--- START ---
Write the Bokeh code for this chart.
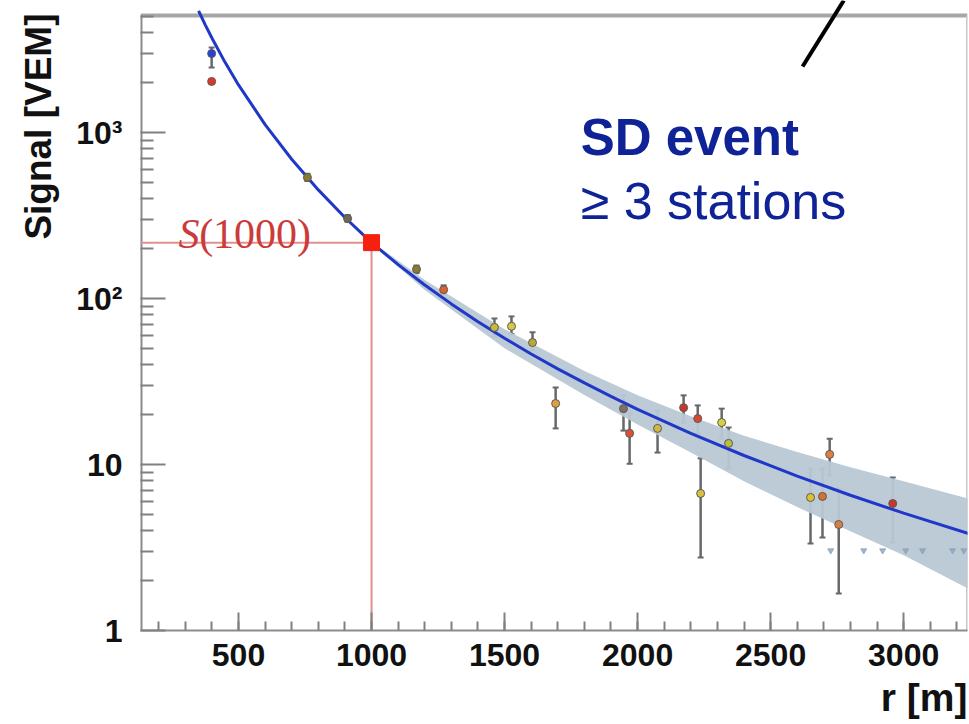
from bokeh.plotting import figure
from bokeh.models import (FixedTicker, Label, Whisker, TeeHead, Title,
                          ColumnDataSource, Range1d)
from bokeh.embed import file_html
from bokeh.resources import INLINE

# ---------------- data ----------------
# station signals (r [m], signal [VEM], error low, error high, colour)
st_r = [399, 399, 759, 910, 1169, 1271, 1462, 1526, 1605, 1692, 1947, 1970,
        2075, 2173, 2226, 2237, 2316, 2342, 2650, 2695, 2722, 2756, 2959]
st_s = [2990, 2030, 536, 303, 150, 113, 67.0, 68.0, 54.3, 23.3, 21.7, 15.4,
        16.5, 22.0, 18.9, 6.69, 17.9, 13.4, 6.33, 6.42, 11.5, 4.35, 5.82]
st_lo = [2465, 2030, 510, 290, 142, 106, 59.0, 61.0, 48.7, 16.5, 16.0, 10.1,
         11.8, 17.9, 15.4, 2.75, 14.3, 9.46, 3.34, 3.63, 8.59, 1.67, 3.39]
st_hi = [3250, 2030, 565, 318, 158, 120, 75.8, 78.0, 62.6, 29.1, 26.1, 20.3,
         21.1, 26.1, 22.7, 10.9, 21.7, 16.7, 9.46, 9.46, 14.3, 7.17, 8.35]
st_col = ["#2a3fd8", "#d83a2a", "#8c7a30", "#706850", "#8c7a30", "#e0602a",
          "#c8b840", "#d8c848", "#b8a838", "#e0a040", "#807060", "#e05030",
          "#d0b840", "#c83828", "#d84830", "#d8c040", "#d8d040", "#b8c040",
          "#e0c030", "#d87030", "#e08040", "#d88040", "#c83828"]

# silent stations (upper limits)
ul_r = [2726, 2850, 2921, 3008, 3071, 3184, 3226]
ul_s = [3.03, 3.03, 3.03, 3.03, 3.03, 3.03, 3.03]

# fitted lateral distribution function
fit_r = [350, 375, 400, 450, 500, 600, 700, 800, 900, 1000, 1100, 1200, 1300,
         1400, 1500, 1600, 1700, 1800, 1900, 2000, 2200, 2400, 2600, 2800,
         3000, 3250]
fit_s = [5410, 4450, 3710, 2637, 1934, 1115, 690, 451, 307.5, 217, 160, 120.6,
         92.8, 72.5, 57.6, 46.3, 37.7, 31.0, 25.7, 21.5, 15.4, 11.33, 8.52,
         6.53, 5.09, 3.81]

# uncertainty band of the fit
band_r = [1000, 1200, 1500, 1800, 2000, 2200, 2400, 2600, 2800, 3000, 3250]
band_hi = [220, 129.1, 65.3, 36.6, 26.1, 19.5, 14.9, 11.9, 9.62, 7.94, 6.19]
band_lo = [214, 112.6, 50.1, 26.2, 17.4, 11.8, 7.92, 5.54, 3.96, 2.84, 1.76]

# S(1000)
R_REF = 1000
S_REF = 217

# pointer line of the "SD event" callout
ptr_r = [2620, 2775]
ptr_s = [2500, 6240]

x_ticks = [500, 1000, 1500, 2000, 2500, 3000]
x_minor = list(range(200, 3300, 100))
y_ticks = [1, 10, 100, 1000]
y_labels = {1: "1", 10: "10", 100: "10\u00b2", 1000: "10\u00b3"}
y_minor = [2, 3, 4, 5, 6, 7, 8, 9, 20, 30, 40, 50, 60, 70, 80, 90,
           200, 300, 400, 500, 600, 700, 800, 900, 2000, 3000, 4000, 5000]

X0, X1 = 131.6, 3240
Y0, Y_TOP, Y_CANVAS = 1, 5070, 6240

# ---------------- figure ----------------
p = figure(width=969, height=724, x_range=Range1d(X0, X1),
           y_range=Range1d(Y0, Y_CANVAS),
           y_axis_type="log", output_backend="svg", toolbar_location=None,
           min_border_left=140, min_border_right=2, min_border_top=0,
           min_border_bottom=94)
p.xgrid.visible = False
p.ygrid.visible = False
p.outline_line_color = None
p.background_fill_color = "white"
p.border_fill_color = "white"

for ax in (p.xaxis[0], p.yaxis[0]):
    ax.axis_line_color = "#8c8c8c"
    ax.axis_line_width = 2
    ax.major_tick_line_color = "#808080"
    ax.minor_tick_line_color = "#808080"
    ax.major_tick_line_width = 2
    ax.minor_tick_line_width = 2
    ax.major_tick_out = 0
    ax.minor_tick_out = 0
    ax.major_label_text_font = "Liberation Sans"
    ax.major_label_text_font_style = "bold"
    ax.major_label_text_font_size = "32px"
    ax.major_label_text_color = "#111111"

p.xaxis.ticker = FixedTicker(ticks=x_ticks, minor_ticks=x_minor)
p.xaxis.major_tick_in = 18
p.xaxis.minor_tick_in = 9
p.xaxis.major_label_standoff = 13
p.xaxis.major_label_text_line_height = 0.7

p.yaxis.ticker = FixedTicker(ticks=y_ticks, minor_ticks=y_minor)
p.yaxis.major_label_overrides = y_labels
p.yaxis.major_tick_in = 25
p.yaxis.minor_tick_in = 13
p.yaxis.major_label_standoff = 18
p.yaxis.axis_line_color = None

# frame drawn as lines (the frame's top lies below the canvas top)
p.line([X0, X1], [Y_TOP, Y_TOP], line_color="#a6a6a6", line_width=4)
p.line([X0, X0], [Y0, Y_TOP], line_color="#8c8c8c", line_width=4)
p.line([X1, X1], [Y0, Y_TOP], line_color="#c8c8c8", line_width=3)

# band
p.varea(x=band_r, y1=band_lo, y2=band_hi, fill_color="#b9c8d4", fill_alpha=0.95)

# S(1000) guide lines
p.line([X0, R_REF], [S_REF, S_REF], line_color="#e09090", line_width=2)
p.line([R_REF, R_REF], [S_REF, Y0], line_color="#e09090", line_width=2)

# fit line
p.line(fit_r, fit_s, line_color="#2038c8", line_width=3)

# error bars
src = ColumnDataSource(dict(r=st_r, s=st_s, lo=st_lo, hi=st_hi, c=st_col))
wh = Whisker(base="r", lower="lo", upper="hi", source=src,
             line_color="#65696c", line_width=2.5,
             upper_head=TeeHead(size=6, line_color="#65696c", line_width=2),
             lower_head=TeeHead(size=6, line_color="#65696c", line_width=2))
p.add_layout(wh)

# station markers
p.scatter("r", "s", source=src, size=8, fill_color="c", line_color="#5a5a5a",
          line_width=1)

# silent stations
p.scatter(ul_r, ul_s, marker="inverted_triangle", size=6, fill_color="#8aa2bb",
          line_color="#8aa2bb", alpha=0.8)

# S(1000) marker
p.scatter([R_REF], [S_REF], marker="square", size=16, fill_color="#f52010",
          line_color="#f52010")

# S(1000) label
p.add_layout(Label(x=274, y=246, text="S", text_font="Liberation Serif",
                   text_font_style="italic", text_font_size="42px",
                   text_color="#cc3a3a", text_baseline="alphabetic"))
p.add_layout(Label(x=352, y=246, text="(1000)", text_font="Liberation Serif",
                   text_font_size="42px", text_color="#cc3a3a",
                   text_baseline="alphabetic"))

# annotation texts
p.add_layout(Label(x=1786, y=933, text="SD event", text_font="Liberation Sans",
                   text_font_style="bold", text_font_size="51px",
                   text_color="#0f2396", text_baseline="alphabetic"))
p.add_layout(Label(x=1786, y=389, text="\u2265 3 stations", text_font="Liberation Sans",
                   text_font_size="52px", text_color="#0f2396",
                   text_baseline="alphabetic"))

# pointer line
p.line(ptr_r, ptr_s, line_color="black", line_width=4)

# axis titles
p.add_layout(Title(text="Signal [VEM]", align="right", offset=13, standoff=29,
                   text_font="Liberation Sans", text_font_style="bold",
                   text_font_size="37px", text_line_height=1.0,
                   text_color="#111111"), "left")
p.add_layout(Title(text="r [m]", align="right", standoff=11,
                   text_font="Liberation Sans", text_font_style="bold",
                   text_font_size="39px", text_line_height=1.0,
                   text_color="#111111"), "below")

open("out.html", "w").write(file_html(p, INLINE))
--- END ---
• [STATED PROBLEM] Give again exactly the lines running from the beginning of the material above through the line that contains "ul_s = [3.03, 3.03, 3.03, 3.03, 3.03, 3.03, 3.03]", and leave out every picture.

• [WORKED SOLUTION]
Write the Bokeh code for this chart.
from bokeh.plotting import figure
from bokeh.models import (FixedTicker, Label, Whisker, TeeHead, Title,
                          ColumnDataSource, Range1d)
from bokeh.embed import file_html
from bokeh.resources import INLINE

# ---------------- data ----------------
# station signals (r [m], signal [VEM], error low, error high, colour)
st_r = [399, 399, 759, 910, 1169, 1271, 1462, 1526, 1605, 1692, 1947, 1970,
        2075, 2173, 2226, 2237, 2316, 2342, 2650, 2695, 2722, 2756, 2959]
st_s = [2990, 2030, 536, 303, 150, 113, 67.0, 68.0, 54.3, 23.3, 21.7, 15.4,
        16.5, 22.0, 18.9, 6.69, 17.9, 13.4, 6.33, 6.42, 11.5, 4.35, 5.82]
st_lo = [2465, 2030, 510, 290, 142, 106, 59.0, 61.0, 48.7, 16.5, 16.0, 10.1,
         11.8, 17.9, 15.4, 2.75, 14.3, 9.46, 3.34, 3.63, 8.59, 1.67, 3.39]
st_hi = [3250, 2030, 565, 318, 158, 120, 75.8, 78.0, 62.6, 29.1, 26.1, 20.3,
         21.1, 26.1, 22.7, 10.9, 21.7, 16.7, 9.46, 9.46, 14.3, 7.17, 8.35]
st_col = ["#2a3fd8", "#d83a2a", "#8c7a30", "#706850", "#8c7a30", "#e0602a",
          "#c8b840", "#d8c848", "#b8a838", "#e0a040", "#807060", "#e05030",
          "#d0b840", "#c83828", "#d84830", "#d8c040", "#d8d040", "#b8c040",
          "#e0c030", "#d87030", "#e08040", "#d88040", "#c83828"]

# silent stations (upper limits)
ul_r = [2726, 2850, 2921, 3008, 3071, 3184, 3226]
ul_s = [3.03, 3.03, 3.03, 3.03, 3.03, 3.03, 3.03]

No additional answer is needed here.